庭院里的杂草已长到半人高,石榴树的枝干歪斜着,当年她和父亲在树下下棋的石桌,如今被藤蔓缠得严严实实,石缝里还卡着半颗棋子。陈忠跟着进来,立刻用拐杖拨开杂草,指着东厢房:“小姐,那是沈大人的书房,当年抄家时,官差说书房里的东西都被烧了,可老奴总觉得…… 沈大人那么细心,定会藏些重要的东西。”

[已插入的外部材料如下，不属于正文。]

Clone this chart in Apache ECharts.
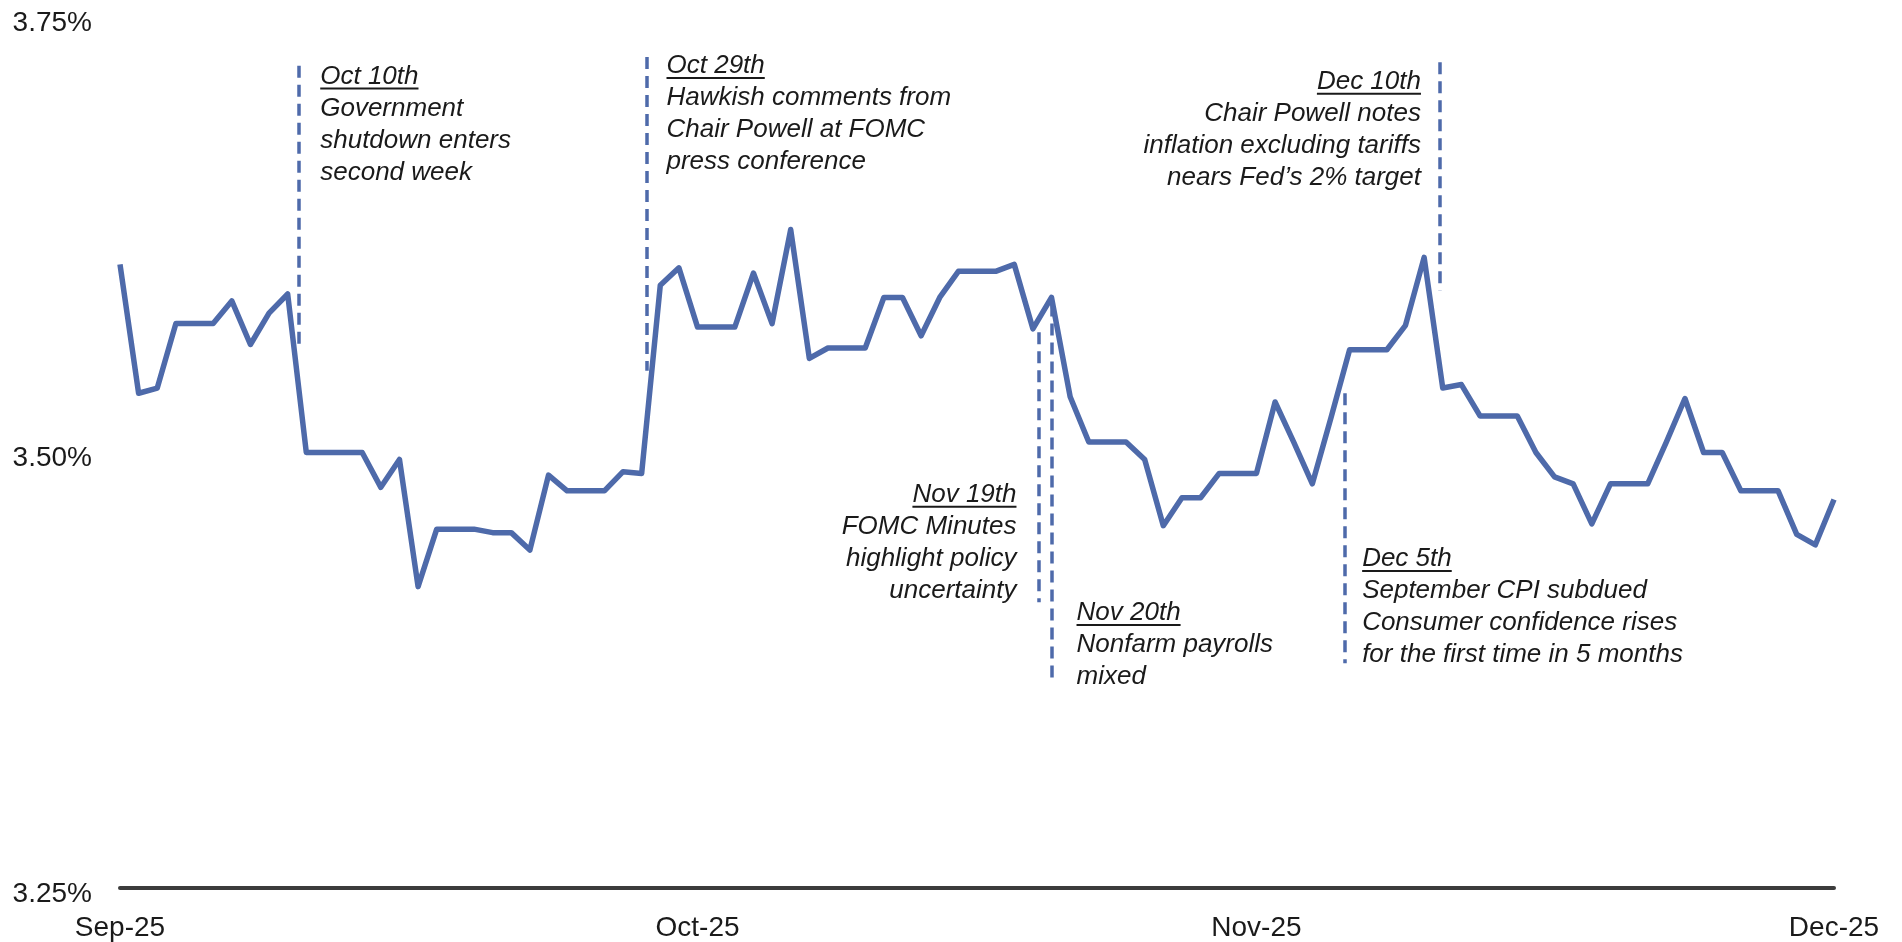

书房的门虚掩着,推开门时,一股霉味扑面而来。书架上的书大多已化为灰烬,只有角落里的一个木柜还完好,柜门上刻着 “慎独” 二字 —— 是父亲的笔迹。沈惊鸿走上前,手指轻轻拂过柜门上的刻痕,突然摸到一处凸起,她用力一按,柜门 “咔嗒” 一声弹开,里面竟藏着一个铁盒,盒身裹着防水的油布,上面没有丝毫锈迹。
“是铁盒!” 小虎兴奋地凑过来,却被陈忠轻轻拉住 —— 他知道这铁盒里或许藏着重要的东西,怕小虎毛手毛脚弄坏了。沈惊鸿小心翼翼地打开油布,铁盒里铺着一层丝绸,上面放着两本泛黄的医案,还有一封折叠整齐的信纸。
“是父亲的医案!” 沈惊鸿的声音带着颤抖,指尖抚过医案的封面,上面写着 “天启二十三年南疆蛊案医录”,字迹遒劲有力,是父亲的手笔。她翻开第一页,里面记录着南疆蛊案的患者症状、用药记录,甚至还有手绘的蛊虫图谱,图上的标注详细得让人心疼 —— 父亲当年,定是熬了无数个夜,才整理出这些资料。
翻到中间时,医案的一页突然被撕掉了,边缘还留着撕扯的痕迹。“这里少了一页,” 沈惊鸿眉头紧锁,“按时间线,这一页应该记录着‘蛊王培育’的内容,罗煞说父亲查到了先帝与巫王殿的密约,或许…… 就在这撕掉的一页里。”